Ayat ini mengajarkan bahwa seorang muslim diperbolehkan untuk menikmati dunia, asalkan tidak melupakan akhirat. Dunia ini harus dimanfaatkan untuk mencapai kehidupan yang lebih baik di akhirat. Selain itu, ayat ini juga menekankan pentingnya keseimbangan antara usaha duniawi dan ibadah akhirat, sehingga keduanya berjalan seiring dan saling melengkapi.
2. Pandangan Ulama
Syaikh As-Sa'di Rahimahullah mengatakan:
"Nikmati dunia yang engkau miliki, tetapi tanpa merusak agamamu dan juga tanpa merugikan akhiratmu" (Tafsir As-Sa'di hal 623).

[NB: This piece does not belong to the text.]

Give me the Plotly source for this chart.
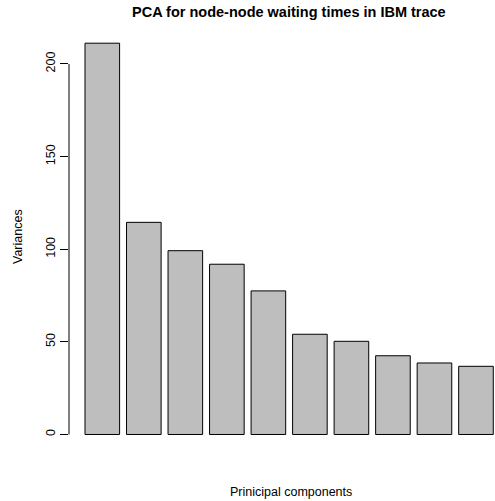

Pandangan ini menekankan pentingnya keseimbangan antara menikmati dunia dan menjaga iman serta amal untuk akhirat. Ulama ini memberikan panduan bahwa kesenangan duniawi yang kita nikmati harus selalu berada dalam batasan syariah dan tidak boleh melalaikan kewajiban kita sebagai hamba Allah.
Imam al-'Utsaimin Rahimahullah juga menyatakan:
"Ambil dari dunia apa yang halal bagimu. Janganlah engkau melupakan bagianmu dari dunia !! Akan tetapi jadikanlah dunia berada di tanganmu, & janganlah engkau jadikan dunia itu berada di hatimu !!! Dan ini penting !!! (Syarah Riyadhush Shalihin III/369)."
Ini mengajarkan bahwa dunia seharusnya tidak menjadi tujuan utama, tetapi hanya sebagai alat untuk mencapai kebaikan yang lebih besar di akhirat. Pesan ini penting dalam konteks modern di mana banyak orang terjebak dalam ambisi material yang mengesampingkan nilai-nilai spiritual dan moral.
Beliau juga menambahkan:
"Dan apabila seseorang itu cinta kepada harta karena ingin mengembangkannya, sehingga dengan itu bisa digunakan untuk beramal shalih, maka yang demikian itu baik" (Fatawa Nuur 'alad Darb, kaset no. 330).
Dengan demikian, memiliki dan mengembangkan harta dengan niat untuk beramal shalih adalah sesuatu yang baik dalam pandangan Islam. Kekayaan yang diperoleh dengan cara yang halal dan digunakan untuk tujuan kebaikan akan menjadi investasi jangka panjang yang bermanfaat di dunia dan akhirat.